8. Spatial analysis

Use for grid-electrode recordings to characterize spatial structure.

from cogpy.measures.spatial import (
    moran_i,
    gradient_anisotropy,
    spatial_kurtosis,
    marginal_energy_outlier,
    csd_power,
)
from cogpy.preprocess.filtering.reference import cmrx
from cogpy.preprocess.filtering.spatial import gaussian_spatialx
from cogpy.decomposition.pca import erpPCA

# Spatial autocorrelation
I = moran_i(grid_map, adjacency="queen")   # +1 smooth, 0 random, -1 checker

# Directional anisotropy (detect row/column striping)
aniso = gradient_anisotropy(grid_map)

# Row/column energy outliers
outliers = marginal_energy_outlier(grid_map, robust=True)

# Common median reference
rereferenced = cmrx(signal_grid)

# Spatial smoothing
smoothed = gaussian_spatialx(signal_grid, sigma=1.0)

# PCA decomposition
pca = erpPCA(nfac=5)
pca.fit(design_matrix)
scores = pca.FSr       # factor scores
loadings = pca.LR      # rotated loadings

9. Validate before vs after

Use to quantify whether cleaning improved the signal.
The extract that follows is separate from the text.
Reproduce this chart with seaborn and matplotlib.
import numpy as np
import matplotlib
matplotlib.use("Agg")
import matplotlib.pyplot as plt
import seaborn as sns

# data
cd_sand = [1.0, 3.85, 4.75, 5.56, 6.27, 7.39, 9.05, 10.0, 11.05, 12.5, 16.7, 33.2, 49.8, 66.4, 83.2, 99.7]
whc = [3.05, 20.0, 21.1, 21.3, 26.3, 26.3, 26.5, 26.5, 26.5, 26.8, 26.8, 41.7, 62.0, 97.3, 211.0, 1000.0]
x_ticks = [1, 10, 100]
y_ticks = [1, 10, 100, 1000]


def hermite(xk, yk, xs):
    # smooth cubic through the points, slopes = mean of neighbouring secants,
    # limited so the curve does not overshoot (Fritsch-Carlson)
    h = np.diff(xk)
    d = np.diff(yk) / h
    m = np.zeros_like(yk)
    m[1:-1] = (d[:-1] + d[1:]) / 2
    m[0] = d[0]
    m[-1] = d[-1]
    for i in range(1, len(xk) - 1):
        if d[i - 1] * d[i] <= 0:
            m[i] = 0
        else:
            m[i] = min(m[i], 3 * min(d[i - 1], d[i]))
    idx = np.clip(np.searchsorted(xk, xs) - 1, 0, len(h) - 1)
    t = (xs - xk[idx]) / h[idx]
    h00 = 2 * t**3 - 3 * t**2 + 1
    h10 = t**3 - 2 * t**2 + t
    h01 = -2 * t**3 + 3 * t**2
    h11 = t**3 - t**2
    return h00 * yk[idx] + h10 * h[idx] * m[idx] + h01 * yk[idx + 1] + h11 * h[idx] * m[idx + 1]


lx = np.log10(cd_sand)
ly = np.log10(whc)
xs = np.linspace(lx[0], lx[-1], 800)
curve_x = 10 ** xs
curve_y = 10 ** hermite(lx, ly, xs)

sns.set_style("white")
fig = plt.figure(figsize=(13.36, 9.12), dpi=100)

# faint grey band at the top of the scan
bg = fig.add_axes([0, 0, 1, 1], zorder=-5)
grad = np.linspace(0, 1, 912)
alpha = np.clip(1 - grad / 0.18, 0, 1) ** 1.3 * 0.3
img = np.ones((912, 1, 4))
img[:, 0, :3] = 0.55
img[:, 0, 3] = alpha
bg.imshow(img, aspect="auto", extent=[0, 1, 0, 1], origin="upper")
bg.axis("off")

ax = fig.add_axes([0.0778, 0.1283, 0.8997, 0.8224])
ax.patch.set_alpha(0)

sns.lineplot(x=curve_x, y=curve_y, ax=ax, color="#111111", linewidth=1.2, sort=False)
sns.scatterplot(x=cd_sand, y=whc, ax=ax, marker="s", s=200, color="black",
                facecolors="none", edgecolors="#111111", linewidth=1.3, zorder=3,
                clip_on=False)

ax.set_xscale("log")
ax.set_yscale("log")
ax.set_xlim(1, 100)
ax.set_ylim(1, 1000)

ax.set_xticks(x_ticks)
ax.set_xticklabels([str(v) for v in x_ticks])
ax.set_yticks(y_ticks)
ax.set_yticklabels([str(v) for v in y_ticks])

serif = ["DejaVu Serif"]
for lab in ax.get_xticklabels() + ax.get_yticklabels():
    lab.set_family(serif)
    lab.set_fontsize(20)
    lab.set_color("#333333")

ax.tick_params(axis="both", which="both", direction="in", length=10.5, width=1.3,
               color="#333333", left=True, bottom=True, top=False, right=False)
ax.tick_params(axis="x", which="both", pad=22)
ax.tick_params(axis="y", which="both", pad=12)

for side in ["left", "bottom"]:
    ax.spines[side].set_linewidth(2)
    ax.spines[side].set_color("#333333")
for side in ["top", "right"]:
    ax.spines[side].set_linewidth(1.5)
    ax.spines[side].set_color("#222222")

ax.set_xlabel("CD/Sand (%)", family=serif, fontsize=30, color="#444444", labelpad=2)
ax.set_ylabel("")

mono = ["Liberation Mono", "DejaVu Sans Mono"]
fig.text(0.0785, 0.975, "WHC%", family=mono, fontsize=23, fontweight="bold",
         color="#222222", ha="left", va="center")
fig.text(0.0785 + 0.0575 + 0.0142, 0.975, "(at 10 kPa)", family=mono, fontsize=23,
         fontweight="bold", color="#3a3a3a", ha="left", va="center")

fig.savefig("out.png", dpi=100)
from cogpy.measures.comparison import (
    snr_improvement,
    residual_energy_ratio,
    bandpower_change,
    waveform_residual_rms,
)

# SNR change in dB
delta_snr = snr_improvement(
    psd_before, psd_after, freqs,
    signal_band=(1, 40), noise_band=(100, 140),
)

# Fraction of energy remaining (< 1 means energy was removed)
ratio = residual_energy_ratio(original, cleaned)

# Fractional bandpower change in a specific band
delta_bp = bandpower_change(psd_before, psd_after, freqs, band=(100, 140))

# Template waveform difference (for event-locked QC)
rms = waveform_residual_rms(template_before, template_after)

Composition patterns

These primitives are designed to be mixed freely. Common patterns:

Detect → epoch → template → subtract → validate (event-triggered template removal)
Detect → design matrix → regress → validate (regression-based removal)
Detect → epoch → spatial measures (characterize artifact spatial footprint)
Before PSD → clean → after PSD → compare (spectral validation loop)

The choice of pattern depends on your data. cogpy provides the building blocks; your project provides the assembly.